The police do not shoot people. Not any more. Apparently, the word shoot has been deleted from the cop-speak dictionary.

A recently released video shows a Chicago cop doing what most people would describe as shooting a kid. Sixteen times. That’s not the way the Chicago Police Department puts it.

A “preliminary statement” from the police News Affairs division, sent to the media early the next morning, said that after he had refused orders to drop the knife, McDonald “continued to approach the officers” and that as a result “the officer discharged his weapon, striking the offender.” (Chicago Tribune)

In Minneapolis, Black Lives Matter is protesting what they think is the shooting of Jamar Clark by a police officer. How wrong they are. The police did not shoot Clark. Instead, according to the Minnesota Bureau of Criminal Apprehension

At some point during an altercation that ensued between the officers and the individual, an officer discharged his weapon, striking the individual. (MPR News)

The police don’t shoot people. They discharge their weapons striking individuals, usually suspects or offenders.

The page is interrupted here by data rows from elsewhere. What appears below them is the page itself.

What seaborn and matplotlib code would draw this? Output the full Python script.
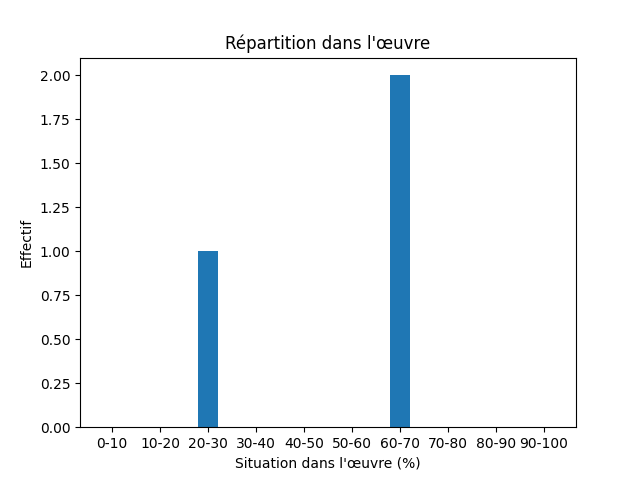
import pandas as pd
import matplotlib
matplotlib.use('Agg')
import matplotlib.pyplot as plt
import seaborn as sns

# tranches de situation dans l'oeuvre
tranches = ['0-10', '10-20', '20-30', '30-40', '40-50',
            '50-60', '60-70', '70-80', '80-90', '90-100']
effectifs = [0, 0, 1, 0, 0, 0, 2, 0, 0, 0]

df = pd.DataFrame({'tranche': tranches, 'effectif': effectifs})

fig, ax = plt.subplots(figsize=(6.4, 4.8), dpi=100)
largeur = 0.4
sns.barplot(data=df, x='tranche', y='effectif', color='#1f77b4',
            saturation=1, width=largeur, errorbar=None, linewidth=0, ax=ax)

# marges comme matplotlib par defaut
pad = 0.05 * (len(tranches) - 1 + largeur)
ax.set_xlim(-largeur / 2 - pad, len(tranches) - 1 + largeur / 2 + pad)
ax.set_ylim(0, 2.1)

ax.set_title("Répartition dans l'œuvre")
ax.set_xlabel("Situation dans l'œuvre (%)")
ax.set_ylabel('Effectif')

fig.savefig('out.png')
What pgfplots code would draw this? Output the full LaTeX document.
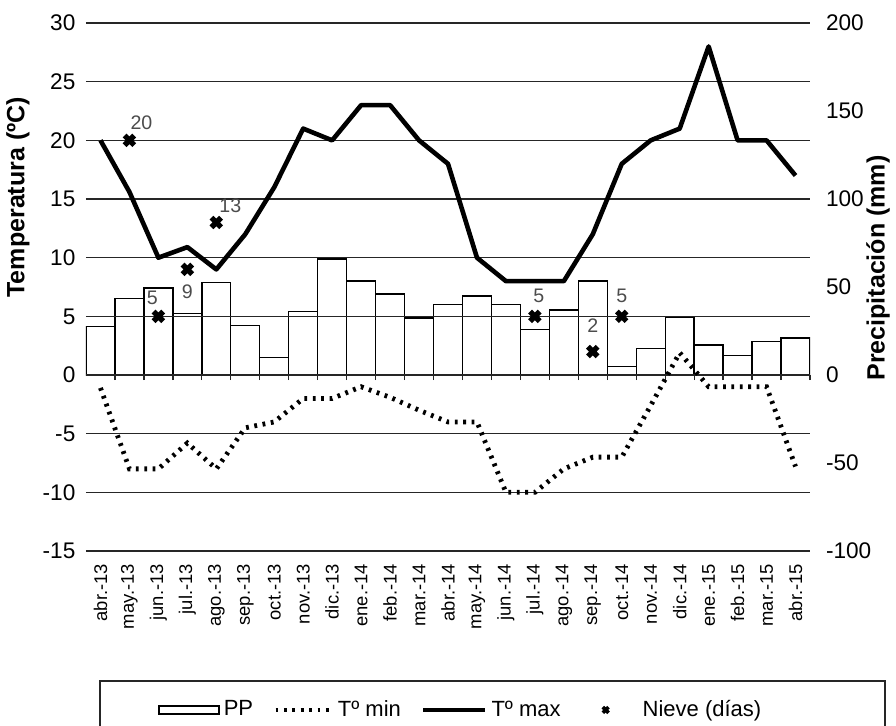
\documentclass[border=0pt]{standalone}
\usepackage{fontspec}
\setmainfont{Liberation Sans}
\usepackage{pgfplots}
\pgfplotsset{compat=1.18}

\begin{document}
\begin{tikzpicture}[font=\fontsize{11}{13}\selectfont]
\pgfplotsset{
  base/.style={
    scale only axis, width=362pt, height=264pt,
    xmin=-0.5, xmax=24.5,
    /pgf/number format/assume math mode=true,
    tick label style={font=\fontsize{11.3}{13}\selectfont},
  },
  leg line/.style={legend image code/.code={\draw[##1] (0pt,0pt) -- (#1,0pt);}},
  leg mark/.style={legend image code/.code={\path[draw=none] (0pt,0pt) -- (29pt,0pt);
    \path[draw=none] plot[only marks, mark=x, mark size=2pt, mark options={black, line width=1.8pt}] coordinates {(12.5pt,0pt)};}},
}
% precipitacion, eje derecho
\begin{axis}[base,
  ymin=-100, ymax=200, ytick={-100,-50,...,200},
  axis y line*=right, axis x line*=bottom,
  y axis line style={draw=none}, x axis line style={draw=none},
  major tick length=0pt, tick style={draw=none},
  xtick={0,...,24},
  xticklabels={abr.-13,may.-13,jun.-13,jul.-13,ago.-13,sep.-13,oct.-13,nov.-13,dic.-13,ene.-14,feb.-14,mar.-14,abr.-14,may.-14,jun.-14,jul.-14,ago.-14,sep.-14,oct.-14,nov.-14,dic.-14,ene.-15,feb.-15,mar.-15,abr.-15},
  xticklabel style={rotate=90, anchor=east, font=\fontsize{9.2}{10}\selectfont},
  xticklabel shift=3pt,
  yticklabel style={xshift=4.5pt},
  ylabel={Precipitación (mm)},
  every axis y label/.style={at={(axis description cs:1.094,0.536)}, rotate=90, anchor=center, font=\fontsize{12.5}{15}\selectfont\bfseries},
]
\addplot[ybar, bar width=1, draw=black, line width=0.7pt, fill=white] coordinates {
(0,27.5) (1,43.5) (2,49.5) (3,35) (4,52.5) (5,28) (6,10) (7,36) (8,66) (9,53.5)
(10,46) (11,32.5) (12,40) (13,45) (14,40) (15,26) (16,37) (17,53.5) (18,5) (19,15)
(20,33) (21,17) (22,11) (23,19) (24,21)};
\end{axis}
% temperatura, eje izquierdo
\begin{axis}[base,
  ymin=-15, ymax=30, ytick={-15,-10,...,30},
  axis x line*=middle, axis y line*=left,
  y axis line style={draw=none},
  x axis line style={black!85, line width=0.65pt},
  xtick={-0.5,0.5,...,24.5}, xticklabels={},
  xtick align=outside,
  major tick length=2.5pt,
  ytick style={draw=none},
  xtick style={black!85, line width=0.65pt},
  ymajorgrids, grid style={black!85, line width=0.65pt},
  yticklabel style={xshift=-1.8pt},
  ylabel={Temperatura (ºC)},
  every axis y label/.style={at={(axis description cs:-0.094,0.67)}, rotate=90, anchor=center, font=\fontsize{12.5}{15}\selectfont\bfseries},
  legend columns=4,
  legend style={draw=none, fill=none, inner sep=0pt, at={(0.0994,-0.301)}, anchor=west,
    font=\fontsize{11}{13}\selectfont,
    /tikz/every even column/.append style={column sep=8pt}},
]
\addlegendimage{legend image code/.code={\draw[black, line width=0.7pt, fill=white] (0pt,-2pt) rectangle (30pt,2pt);}}
\addlegendentry{PP}
\addplot[black, line width=2.4pt, dash pattern=on 1.4pt off 2.8pt, leg line=28pt] coordinates {
(0,-1.1) (1,-8) (2,-8) (3,-5.8) (4,-8) (5,-4.5) (6,-4) (7,-2) (8,-2) (9,-1)
(10,-1.9) (11,-3) (12,-4) (13,-4) (14,-10) (15,-10) (16,-8) (17,-7) (18,-7) (19,-2.6)
(20,1.9) (21,-1) (22,-1) (23,-1) (24,-7.8)};
\addlegendentry{Tº min}
\addplot[black, line width=2.3pt, line join=round, leg line=31pt] coordinates {
(0,20) (1,15.6) (2,10) (3,10.9) (4,9) (5,12) (6,16) (7,21) (8,20) (9,23)
(10,23) (11,20) (12,18) (13,10) (14,8) (15,8) (16,8) (17,12) (18,18) (19,20)
(20,21) (21,28) (22,20) (23,20) (24,17)};
\addlegendentry{Tº max}
\addplot[only marks, mark=x, mark size=3.4pt, mark options={black, line width=2.7pt}, leg mark] table {
x y
1 20
2 5
3 9
4 13
15 5
17 2
18 5
};
\addlegendentry{Nieve (días)}
\addplot[draw=none, forget plot, point meta=y, nodes near coords,
  visualization depends on={value \thisrow{dx}\as\dx},
  visualization depends on={value \thisrow{dy}\as\dy},
  every node near coord/.append style={anchor=center, xshift=\dx pt, yshift=\dy pt,
    text=black!70, font=\fontsize{9.8}{11}\selectfont}] table {
x y dx dy
1 20 6 9
2 5 -3 9.3
3 9 0 -11
4 13 7 8.5
15 5 2 10
17 2 0 13
18 5 0 10
};
\end{axis}
\draw[black!85, line width=0.7pt] (7pt,-64.9pt) rectangle (399.5pt,-120pt);
\pgfresetboundingbox
\useasboundingbox (-43pt,-87pt) rectangle (405pt,275.5pt);
\end{tikzpicture}
\end{document}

A Google search for “officer discharge weapon striking” returns 3.6 million hits.

Worse, the press often doesn’t even bother to translate but instead prints the insipid bureaucratic language of the police department verbatim.

Fearing for their safety and the safety of the public, they fired their guns, striking the suspect.

(Other sources on these stories do put the press-release prose in quotes. Also, in California, officers who discharge their weapons also usually “fear for their safety and the safety of the public.” I would guess that the phrase is part of some statute about police discharging their weapons)

Here’s another example from the Wilkes Barre area:

(Click on the image for a larger and possibly clearer view.)

The writer nailed the lede: a police officer shot a suspect. But whoever wrote the headline had majored in Technical Language and Obfuscation rather than Journalism.

Does the language make a difference? I don’t know. Suppose the headlines two weeks ago had said, “In Paris, some people discharged their weapons striking individuals.”